WHAT THE TASK REQUIRES — Return each line of the data below verbatim; pictures are to be left out.
#### COLLECTED DATA ####
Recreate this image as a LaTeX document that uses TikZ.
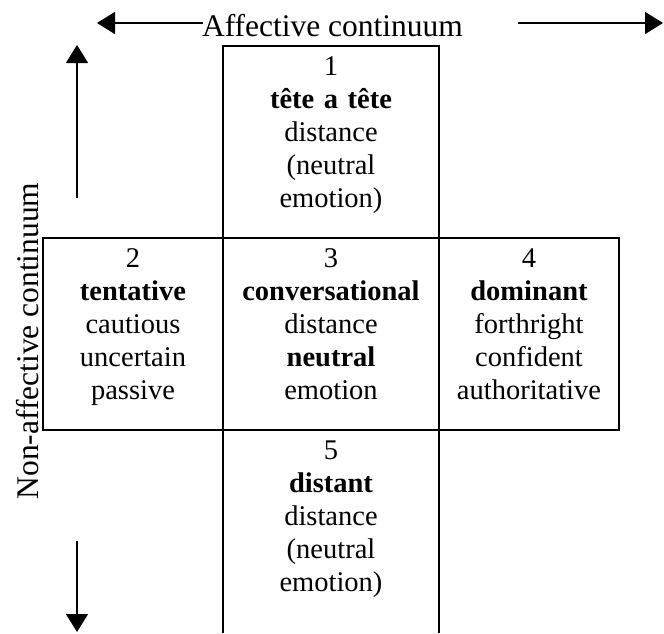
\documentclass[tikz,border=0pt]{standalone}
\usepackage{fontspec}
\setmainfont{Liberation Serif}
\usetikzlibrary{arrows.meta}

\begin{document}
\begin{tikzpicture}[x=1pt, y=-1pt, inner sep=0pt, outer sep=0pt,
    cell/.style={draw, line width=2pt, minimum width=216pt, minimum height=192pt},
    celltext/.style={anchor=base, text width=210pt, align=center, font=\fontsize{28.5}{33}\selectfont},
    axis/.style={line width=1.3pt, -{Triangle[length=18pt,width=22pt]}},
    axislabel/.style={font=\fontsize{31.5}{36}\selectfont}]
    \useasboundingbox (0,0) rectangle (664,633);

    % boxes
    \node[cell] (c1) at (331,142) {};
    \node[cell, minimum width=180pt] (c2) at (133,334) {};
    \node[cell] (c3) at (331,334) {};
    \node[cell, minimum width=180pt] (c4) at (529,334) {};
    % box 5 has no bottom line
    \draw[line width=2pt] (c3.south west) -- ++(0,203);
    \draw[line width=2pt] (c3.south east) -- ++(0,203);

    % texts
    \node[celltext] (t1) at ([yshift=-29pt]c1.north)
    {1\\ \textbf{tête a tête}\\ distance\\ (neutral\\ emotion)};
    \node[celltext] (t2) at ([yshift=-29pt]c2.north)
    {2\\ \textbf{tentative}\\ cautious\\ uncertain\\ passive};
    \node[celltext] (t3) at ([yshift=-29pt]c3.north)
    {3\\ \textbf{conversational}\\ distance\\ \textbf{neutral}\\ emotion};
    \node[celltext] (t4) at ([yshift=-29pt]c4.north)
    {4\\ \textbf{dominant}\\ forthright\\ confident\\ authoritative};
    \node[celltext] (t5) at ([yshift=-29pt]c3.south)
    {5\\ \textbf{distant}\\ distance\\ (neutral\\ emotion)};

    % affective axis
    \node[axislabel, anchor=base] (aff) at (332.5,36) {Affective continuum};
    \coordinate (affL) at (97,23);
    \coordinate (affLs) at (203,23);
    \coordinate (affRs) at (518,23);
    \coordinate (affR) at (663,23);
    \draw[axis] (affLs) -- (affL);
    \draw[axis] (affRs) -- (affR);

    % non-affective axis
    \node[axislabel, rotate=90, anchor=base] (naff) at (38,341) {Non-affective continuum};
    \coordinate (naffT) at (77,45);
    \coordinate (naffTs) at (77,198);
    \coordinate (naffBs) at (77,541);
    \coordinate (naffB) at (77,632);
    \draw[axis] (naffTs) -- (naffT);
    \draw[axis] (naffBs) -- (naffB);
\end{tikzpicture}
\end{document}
####
WRITTEN ANSWER —
Recreate this image as a LaTeX document that uses TikZ.
\documentclass[tikz,border=0pt]{standalone}
\usepackage{fontspec}
\setmainfont{Liberation Serif}
\usetikzlibrary{arrows.meta}

\begin{document}
\begin{tikzpicture}[x=1pt, y=-1pt, inner sep=0pt, outer sep=0pt,
    cell/.style={draw, line width=2pt, minimum width=216pt, minimum height=192pt},
    celltext/.style={anchor=base, text width=210pt, align=center, font=\fontsize{28.5}{33}\selectfont},
    axis/.style={line width=1.3pt, -{Triangle[length=18pt,width=22pt]}},
    axislabel/.style={font=\fontsize{31.5}{36}\selectfont}]
    \useasboundingbox (0,0) rectangle (664,633);

    % boxes
    \node[cell] (c1) at (331,142) {};
    \node[cell, minimum width=180pt] (c2) at (133,334) {};
    \node[cell] (c3) at (331,334) {};
    \node[cell, minimum width=180pt] (c4) at (529,334) {};
    % box 5 has no bottom line
    \draw[line width=2pt] (c3.south west) -- ++(0,203);
    \draw[line width=2pt] (c3.south east) -- ++(0,203);

    % texts
    \node[celltext] (t1) at ([yshift=-29pt]c1.north)
    {1\\ \textbf{tête a tête}\\ distance\\ (neutral\\ emotion)};
    \node[celltext] (t2) at ([yshift=-29pt]c2.north)
    {2\\ \textbf{tentative}\\ cautious\\ uncertain\\ passive};
    \node[celltext] (t3) at ([yshift=-29pt]c3.north)
    {3\\ \textbf{conversational}\\ distance\\ \textbf{neutral}\\ emotion};
    \node[celltext] (t4) at ([yshift=-29pt]c4.north)
    {4\\ \textbf{dominant}\\ forthright\\ confident\\ authoritative};
    \node[celltext] (t5) at ([yshift=-29pt]c3.south)
    {5\\ \textbf{distant}\\ distance\\ (neutral\\ emotion)};

    % affective axis
    \node[axislabel, anchor=base] (aff) at (332.5,36) {Affective continuum};
    \coordinate (affL) at (97,23);
    \coordinate (affLs) at (203,23);
    \coordinate (affRs) at (518,23);
    \coordinate (affR) at (663,23);
    \draw[axis] (affLs) -- (affL);
    \draw[axis] (affRs) -- (affR);

    % non-affective axis
    \node[axislabel, rotate=90, anchor=base] (naff) at (38,341) {Non-affective continuum};
    \coordinate (naffT) at (77,45);
    \coordinate (naffTs) at (77,198);
    \coordinate (naffBs) at (77,541);
    \coordinate (naffB) at (77,632);
    \draw[axis] (naffTs) -- (naffT);
    \draw[axis] (naffBs) -- (naffB);
\end{tikzpicture}
\end{document}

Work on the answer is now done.